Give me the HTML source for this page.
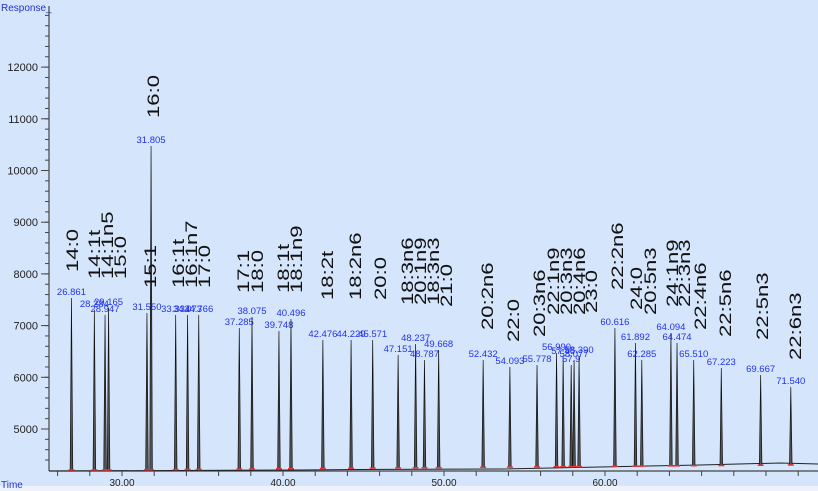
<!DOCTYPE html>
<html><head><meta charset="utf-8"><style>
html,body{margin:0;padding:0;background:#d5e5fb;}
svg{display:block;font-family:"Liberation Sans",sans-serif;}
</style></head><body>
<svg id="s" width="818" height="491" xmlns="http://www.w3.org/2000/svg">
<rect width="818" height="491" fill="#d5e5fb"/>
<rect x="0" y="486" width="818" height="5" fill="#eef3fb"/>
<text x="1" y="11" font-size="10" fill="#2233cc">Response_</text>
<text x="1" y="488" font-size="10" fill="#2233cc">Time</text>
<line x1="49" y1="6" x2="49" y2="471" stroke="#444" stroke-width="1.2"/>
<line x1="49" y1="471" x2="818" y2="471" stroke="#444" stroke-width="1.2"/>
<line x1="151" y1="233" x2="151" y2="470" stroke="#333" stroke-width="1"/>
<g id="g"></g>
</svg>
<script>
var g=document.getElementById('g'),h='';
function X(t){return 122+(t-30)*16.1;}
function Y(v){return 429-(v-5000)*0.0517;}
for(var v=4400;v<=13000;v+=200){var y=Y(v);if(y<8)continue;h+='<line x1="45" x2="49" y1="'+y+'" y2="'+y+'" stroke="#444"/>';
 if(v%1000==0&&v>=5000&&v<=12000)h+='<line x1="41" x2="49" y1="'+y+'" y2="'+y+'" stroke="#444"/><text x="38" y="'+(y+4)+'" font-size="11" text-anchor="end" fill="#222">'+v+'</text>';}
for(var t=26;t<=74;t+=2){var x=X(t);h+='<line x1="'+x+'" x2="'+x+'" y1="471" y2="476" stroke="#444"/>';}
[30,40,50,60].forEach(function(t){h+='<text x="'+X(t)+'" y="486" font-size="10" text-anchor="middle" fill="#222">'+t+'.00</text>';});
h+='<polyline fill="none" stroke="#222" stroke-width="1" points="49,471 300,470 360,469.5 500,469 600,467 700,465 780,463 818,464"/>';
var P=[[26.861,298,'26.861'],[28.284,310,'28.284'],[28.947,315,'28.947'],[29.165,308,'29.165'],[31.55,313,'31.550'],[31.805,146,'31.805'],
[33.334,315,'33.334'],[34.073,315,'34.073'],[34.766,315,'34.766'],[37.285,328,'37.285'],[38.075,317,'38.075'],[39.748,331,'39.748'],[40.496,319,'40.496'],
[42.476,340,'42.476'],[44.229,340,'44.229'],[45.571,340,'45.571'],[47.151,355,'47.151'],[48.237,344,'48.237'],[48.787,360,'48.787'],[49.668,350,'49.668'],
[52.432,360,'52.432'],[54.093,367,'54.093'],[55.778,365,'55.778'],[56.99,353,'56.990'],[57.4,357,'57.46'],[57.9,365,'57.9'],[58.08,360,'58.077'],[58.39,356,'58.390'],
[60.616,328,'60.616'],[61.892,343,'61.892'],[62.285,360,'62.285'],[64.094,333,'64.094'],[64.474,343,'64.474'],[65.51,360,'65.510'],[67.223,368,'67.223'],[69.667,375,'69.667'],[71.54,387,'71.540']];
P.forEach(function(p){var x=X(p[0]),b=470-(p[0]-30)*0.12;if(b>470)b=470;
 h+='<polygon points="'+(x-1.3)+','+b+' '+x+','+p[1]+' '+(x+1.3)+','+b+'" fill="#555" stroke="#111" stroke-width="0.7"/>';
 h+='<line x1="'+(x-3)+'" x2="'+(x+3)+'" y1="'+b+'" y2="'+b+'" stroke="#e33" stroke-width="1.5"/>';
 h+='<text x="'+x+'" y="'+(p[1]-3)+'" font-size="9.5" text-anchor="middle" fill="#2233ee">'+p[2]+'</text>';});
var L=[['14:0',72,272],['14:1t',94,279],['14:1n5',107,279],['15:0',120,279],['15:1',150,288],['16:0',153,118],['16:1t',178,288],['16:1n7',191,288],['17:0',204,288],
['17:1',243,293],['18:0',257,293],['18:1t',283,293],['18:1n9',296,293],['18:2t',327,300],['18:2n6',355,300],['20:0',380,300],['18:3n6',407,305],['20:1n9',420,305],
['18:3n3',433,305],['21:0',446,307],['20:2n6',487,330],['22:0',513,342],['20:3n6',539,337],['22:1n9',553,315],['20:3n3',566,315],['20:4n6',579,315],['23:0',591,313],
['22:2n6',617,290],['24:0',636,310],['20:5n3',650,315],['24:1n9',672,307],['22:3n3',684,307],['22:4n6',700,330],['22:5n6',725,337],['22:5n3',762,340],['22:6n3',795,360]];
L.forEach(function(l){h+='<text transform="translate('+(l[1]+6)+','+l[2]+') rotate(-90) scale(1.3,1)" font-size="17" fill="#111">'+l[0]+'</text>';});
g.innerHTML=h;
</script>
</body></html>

==

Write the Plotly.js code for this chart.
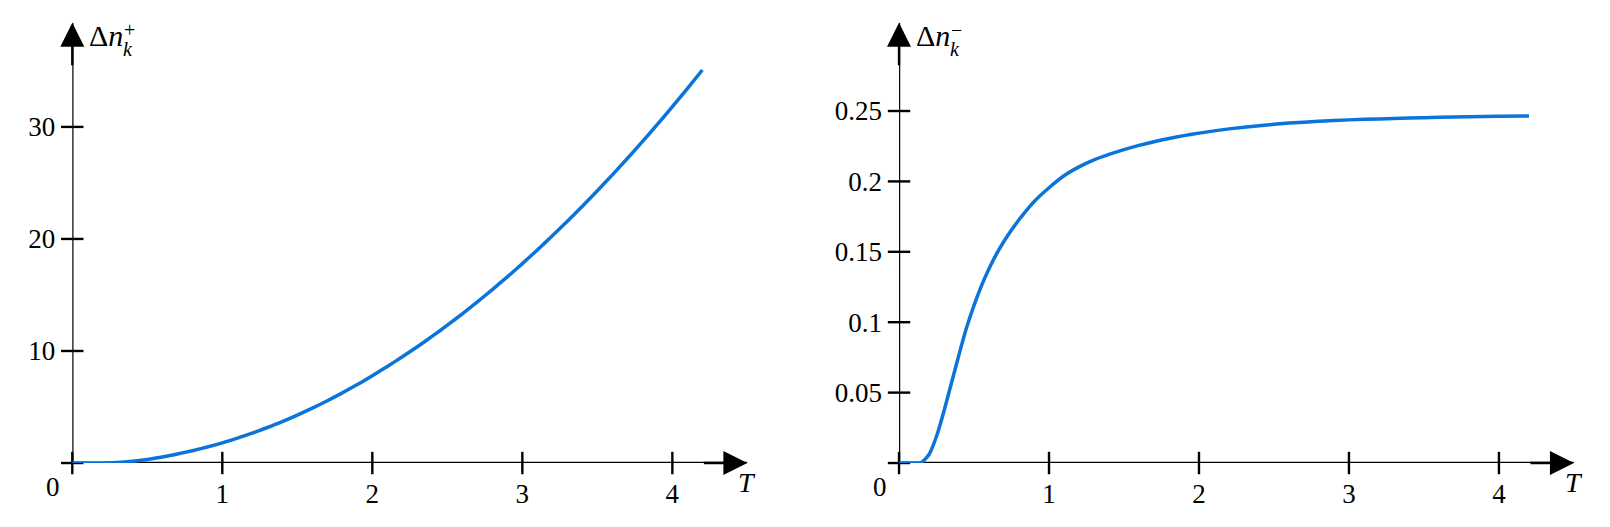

_WHAT TO PRODUCE_
Search the entries for the string "this" and collect each line that has it.

_EXERCISE SOLUTION_
Give me the HTML source for this page.
Write the Plotly.js code for this chart.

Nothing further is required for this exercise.